Economiesuisse-Kampagnenleiterin Fraefel begrüsste Dürrenbergers Rückzug. Die Inhalte der Initiative sollten im Zentrum der Debatte stehen und nicht die Polemik darumherum, sagte sie auf Anfrage. Economiesuisse wisse genug Politiker und Wirtschaftsführer auf seiner Seite, um die Diskussion mit normalen Mitteln zu führen.

Abstimmung am 3. März

Das letzte Wort in der Angelegenheit hat das Schweizer Stimmvolk. Es wird am 3. März über die Initiative „gegen die Abzockerei“ entscheiden. Die Initiative will die Aktionärsrechte bei Publikumsgesellschaften stärken. So sollen die Aktionäre an der jährlichen GV über die Gehälter der Geschäftsleitung abstimmen können. Die GL-Mitglieder würden nur noch für ein Jahr gewählt.
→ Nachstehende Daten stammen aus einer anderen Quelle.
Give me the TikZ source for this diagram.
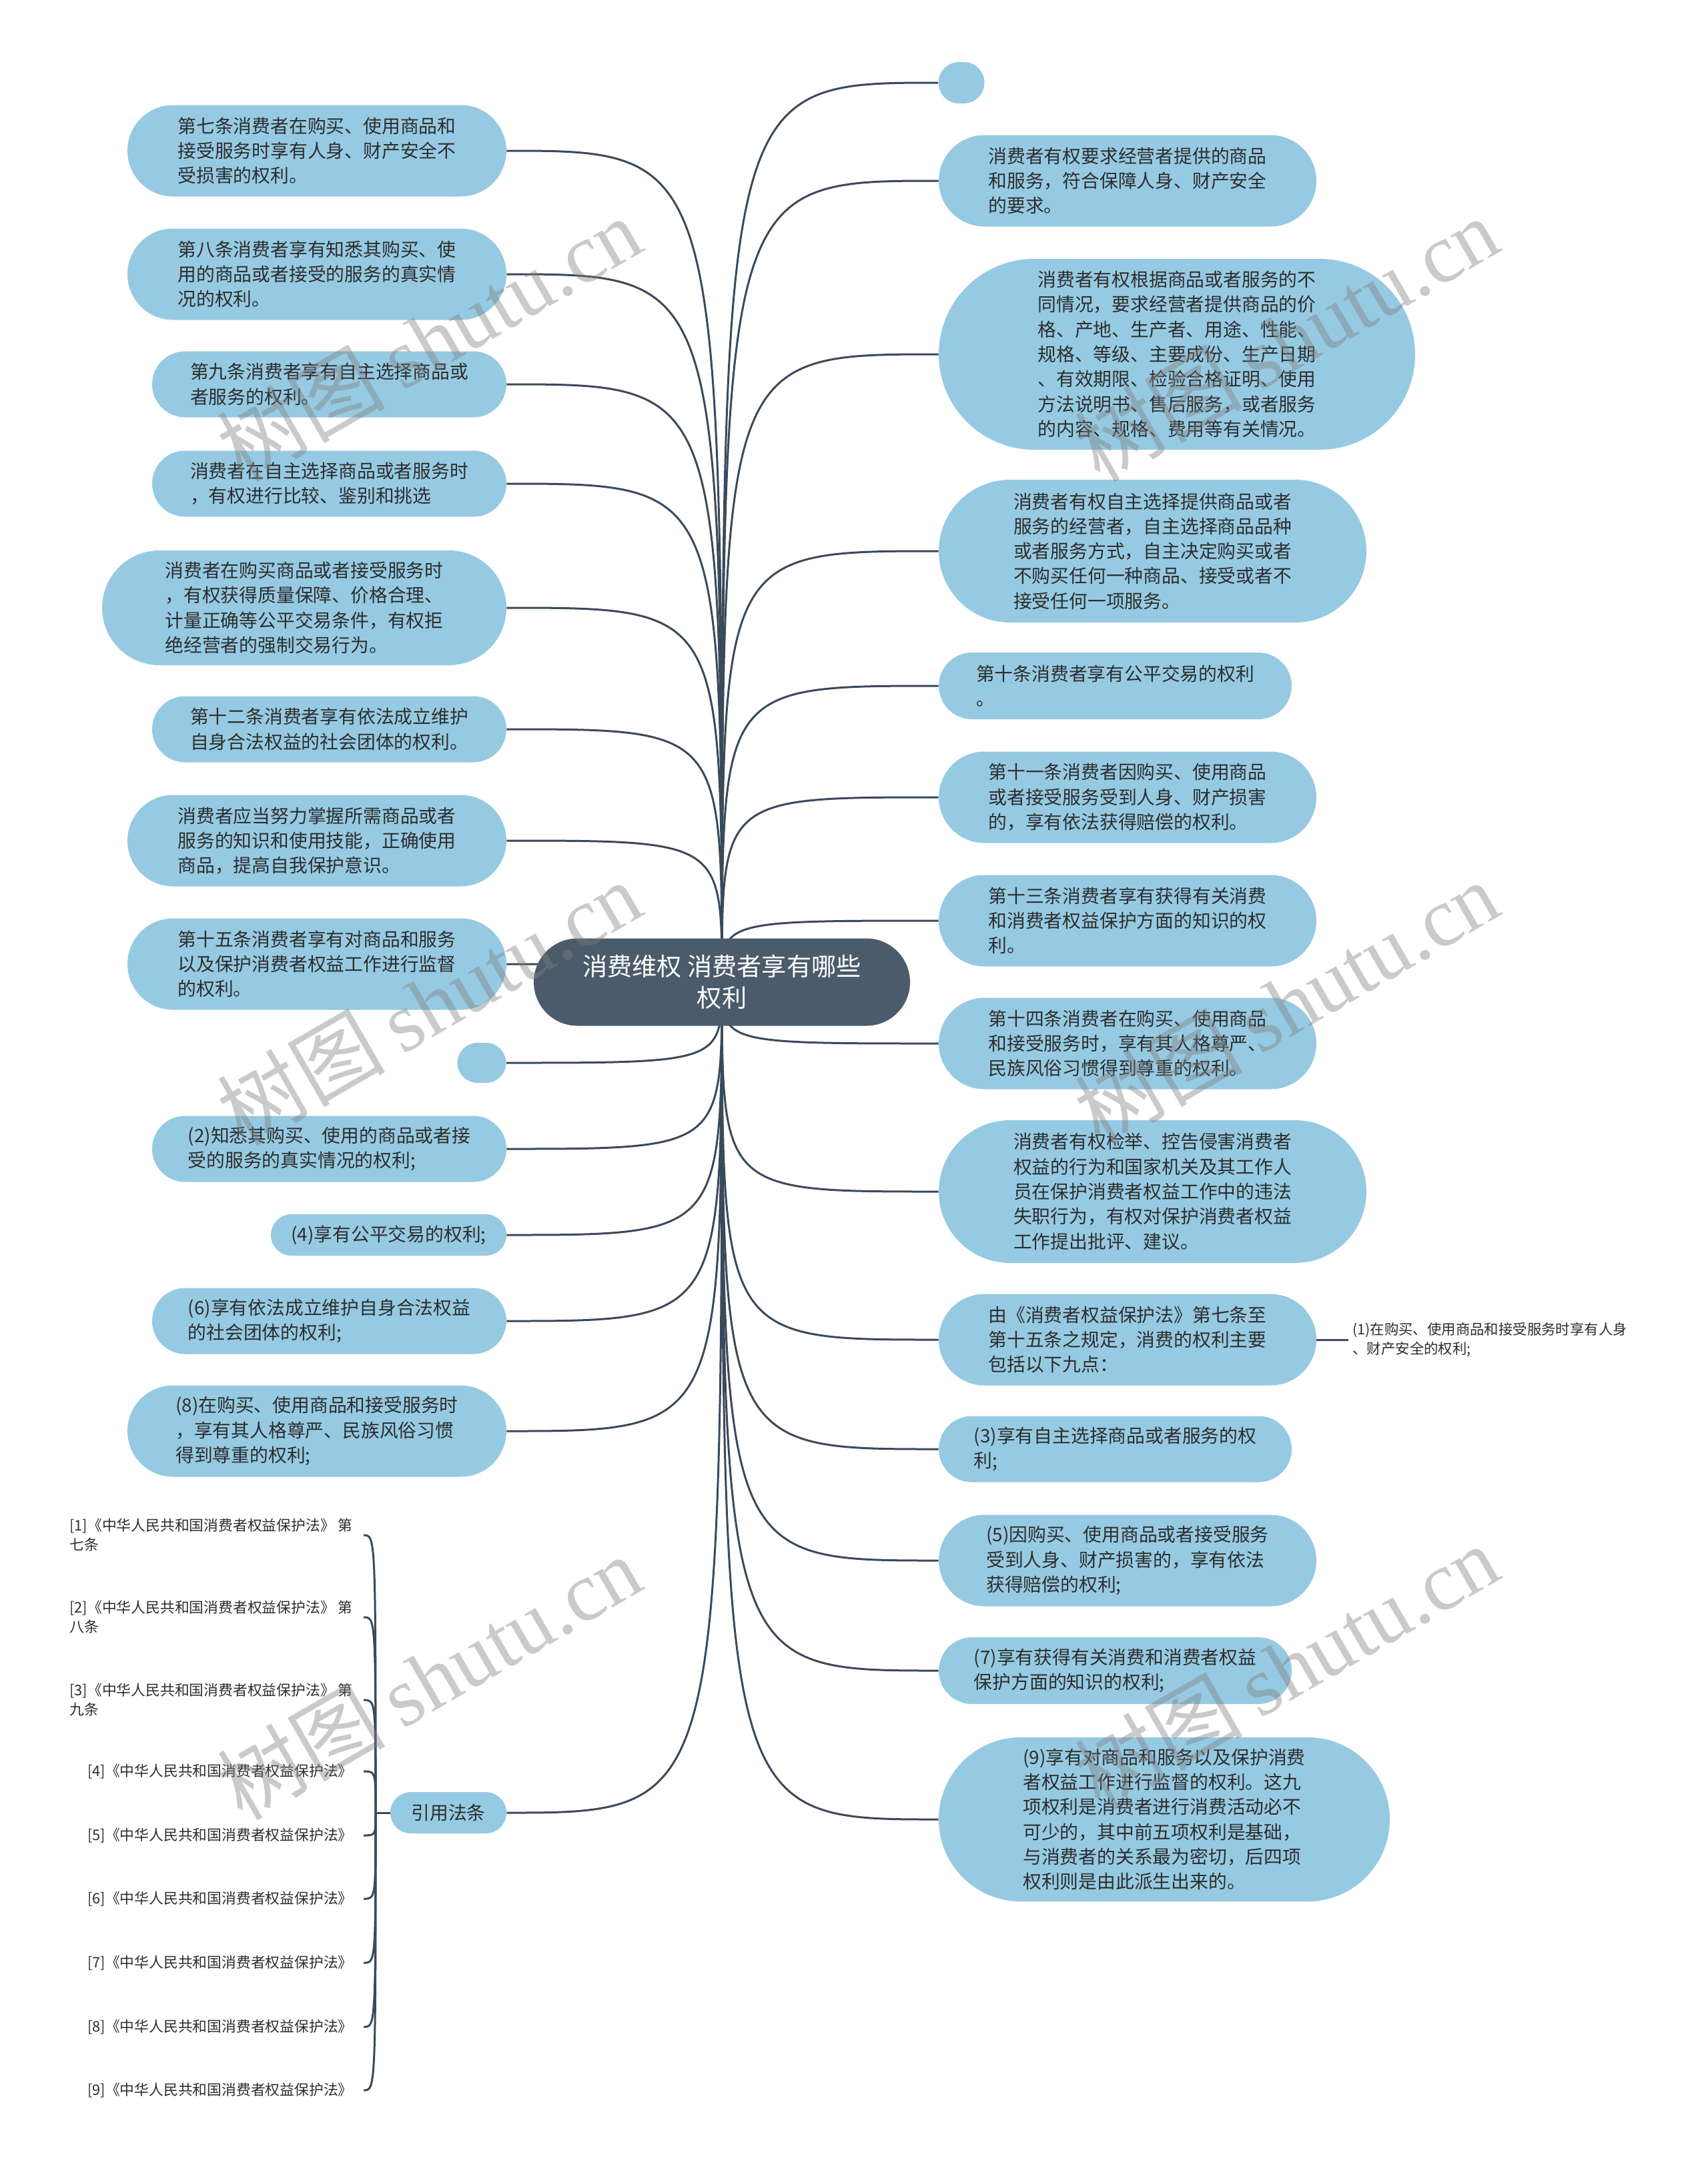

Sagt das Stimmvolk Nein, tritt automatisch der Gegenvorschlag in Kraft. Der Gegenvorschlag lässt den Unternehmen und Aktionären im Gegensatz zur Initiative die Wahl, wie sie über die Entlöhnung der Geschäftsleitung abstimmen wollen. Laut Gegenvorschlag sollen die GL-Mitglieder zudem für eine Amtszeit von zwei oder drei Jahren bestimmt werden.